LONDON: European stock markets built on a strong rally seen a day earlier owing to a pledge by leading G20 nations to keep pumping their economies with easy money, while Asian stocks diverged on Tuesday.

Gains in Europe were however less sharp than on Monday as investors digested a batch of mixed earnings reports.

"Looking at the major indices, there is maybe an element of twitchiness creeping back into the market," said IG Index chief market strategist David Jones.

In late morning trade, London's benchmark FTSE 100 index was up 0.29 percent to 5,250.49 points, Frankfurt's DAX 30 rose 0.35 percent to 5,639.42 points and in Paris the CAC 40 climbed 0.14 percent to 3,791.03.

Europe's main stock markets had closed up between 1.8 and 2.4 percent on Monday on prospects for continued stimulus measures to underpin economic recovery in leading world economies, traders said.

Tokyo's benchmark Nikkei-225 index climbed 0.63 percent to close at 9,870.73 points on Tuesday as investors took their cue from New York where the Dow Jones Industrial Average rose 2.0 percent, hitting the best close for 13 months.

Tokyo's gains were capped, however, by worries about the renewed strength of the yen as well as uncertainty surrounding the nearly two-month-old Japanese government's economic policies, analysts said.

"The market's momentum is rather sluggish, because foreigners are reluctant to buy Japanese stocks," Nikko Cordial senior strategist Tsuyoshi Kawata told Dow Jones Newswires.

As long as US interest rates stay low, the dollar is likely to remain weak against the yen, he said. The greenback's slide is bad news for Japanese exporters such as car and electronics makers.

Elsewhere in Asian stock market trade on Tuesday, Hong Kong advanced 0.27 percent, Shanghai gained 0.10 percent and Sydney jumped 1.26 percent.

Jakarta dropped 1.02 percent and Mumbai lost 0.35 percent.

On Monday, the Dow Jones Industrial Average jumped 2.03 percent to end at 10,226.94 points, logging its best closing level since October 3, 2008.

Market sentiment was lifted by a weekend decision by G20 finance ministers to stick to emergency stimulus support measures despite signs that the world was emerging from a long financial maelstrom, analysts said.

It acted as a "impetus," said Patrick O'Hare of Briefing.com as the ministers "tempered the market's concerns about stimulus measures being withdrawn too soon."

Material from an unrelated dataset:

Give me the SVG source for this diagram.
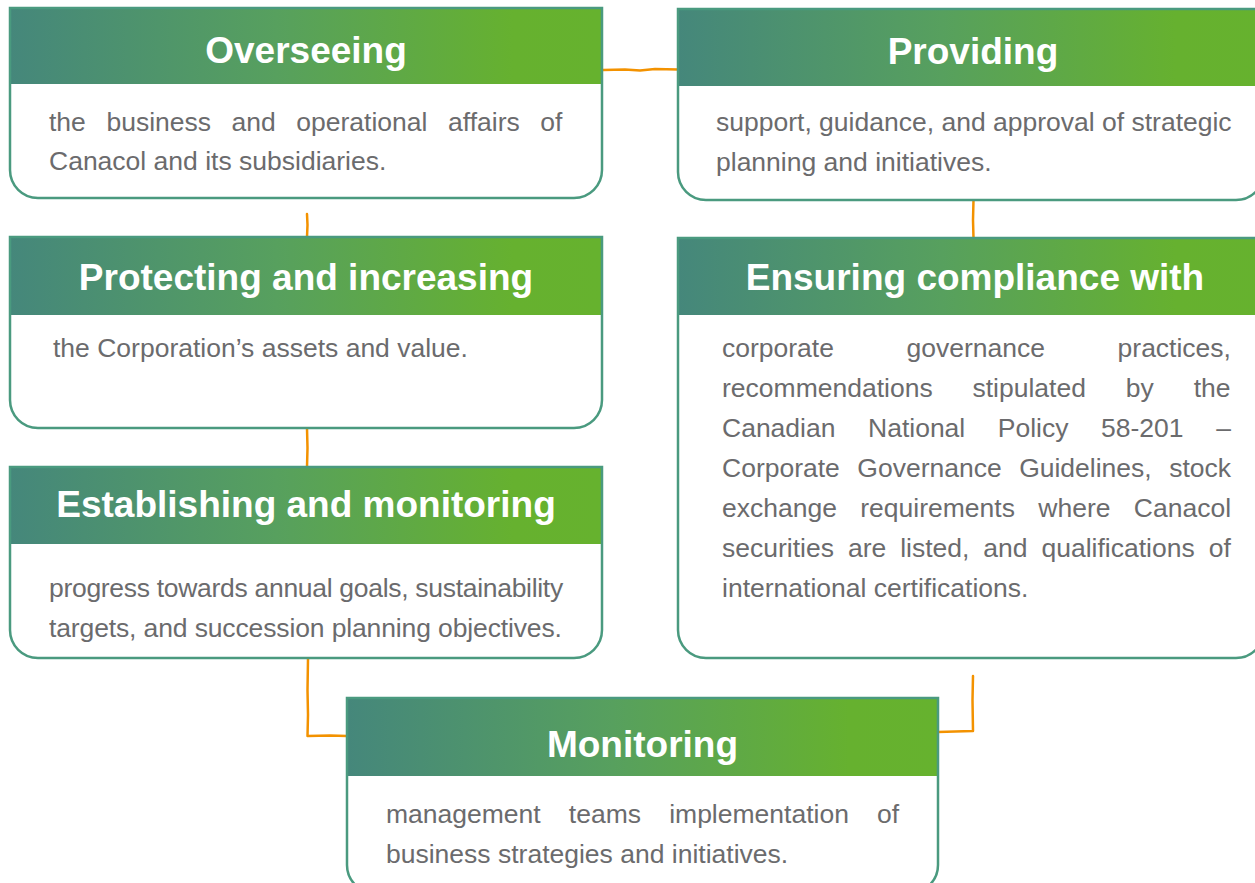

Together with last week's US Federal Reserve announcement that interest rates will likely remain at exceptionally low levels for an extended period, it "effectively sent a message that easy money policies will remain the rule and not the exception," O'Hare said.

The world's largest and top emerging economies agreed at a Group of 20 (G20) meeting on Saturday in Scotland to maintain stimulus measures to support "uneven" economic recovery.

"The recovery is uneven and remains dependent on policy support, and high unemployment is a major concern," the G20 said in a final communique.

"To restore the global economy and financial system to health, we agreed to maintain support for the recovery until it is assured."